Search code examples
regexedifact

Matching double line breaks using Regex


I am writing a Regex that will extract the various pieces of information from an EDIFACT UN Codes List. As there are tens of thousands of codes I do not wish to type them all in so I have decided to use Regex to parse the text file and extract out the bits that I need. The text file is structured in a way that I can easily identify the bits that I want.

I have created the following Regex using Regex Hero to test it, but I just cannot get it to match everything up to a double line break for the codeComment group. I have tried using the character class [^\n\n] but this still won't match double line breaks.
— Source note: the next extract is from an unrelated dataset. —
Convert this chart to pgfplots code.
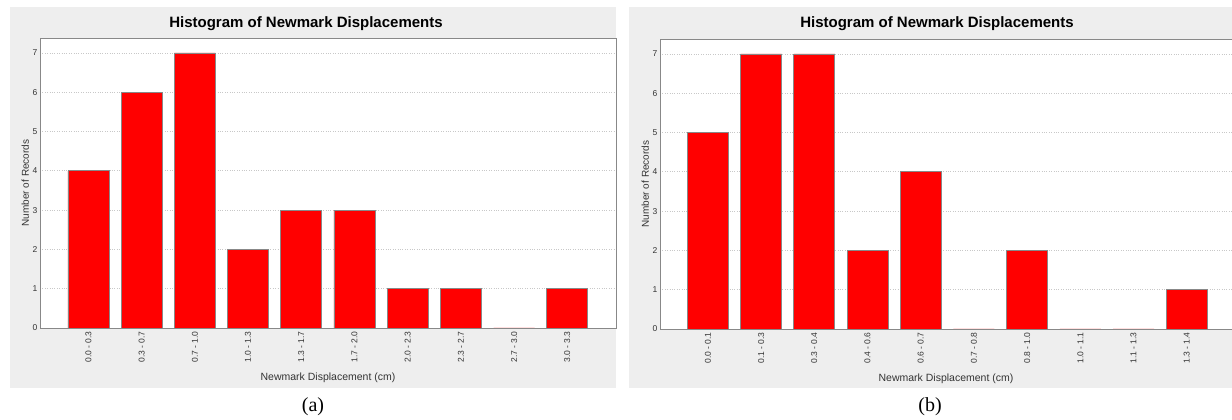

Note: I have selected the Multiline option on Regex Hero.

(?<element>\d+)\s\s(?<elementName>.*)\[[B|C|I]\]\s+Desc: (?<desc>[^\n]*\s*[^\n]*)
^\s*Repr: (?<type>a(?:n)?)..(?<length>\d+)
^\s*(?<code>\d+)\s*(?<codeName>[^\n]*)
^\s{14}(?<codeComment>[^\n]*)

This is the example text I am using to match.

----------------------------------------------------------------------

  • 1073 Document line action code [B]

    Desc: Code indicating an action associated with a line of a
        document.

    Repr: an..3

    1 Included in document/transaction
        The document line is included in the
        document/transaction.
        should capture this as well.

    2 Excluded from document/transaction
        The document line is excluded from the
        document/transaction.

What I want is for codeComment to contain the following:

The document line is included in the
          document/transaction.
          should capture this as well.

but it is only extracting the first line:

The document line is included in the

Solution

  • In a character class, every character counts once, no matter how often you write it. So a character class can't be used to check for consecutive linebreaks. But you can use a lookahead assertion:

    ^\s{14}(?<codeComment>(?s)(?:(?!\n\n).)*)
    

    (?s) switches on singleline mode (to allow the dot to match newlines).

    (?!\n\n) asserts that there are no two consecutive linebreaks at the current position.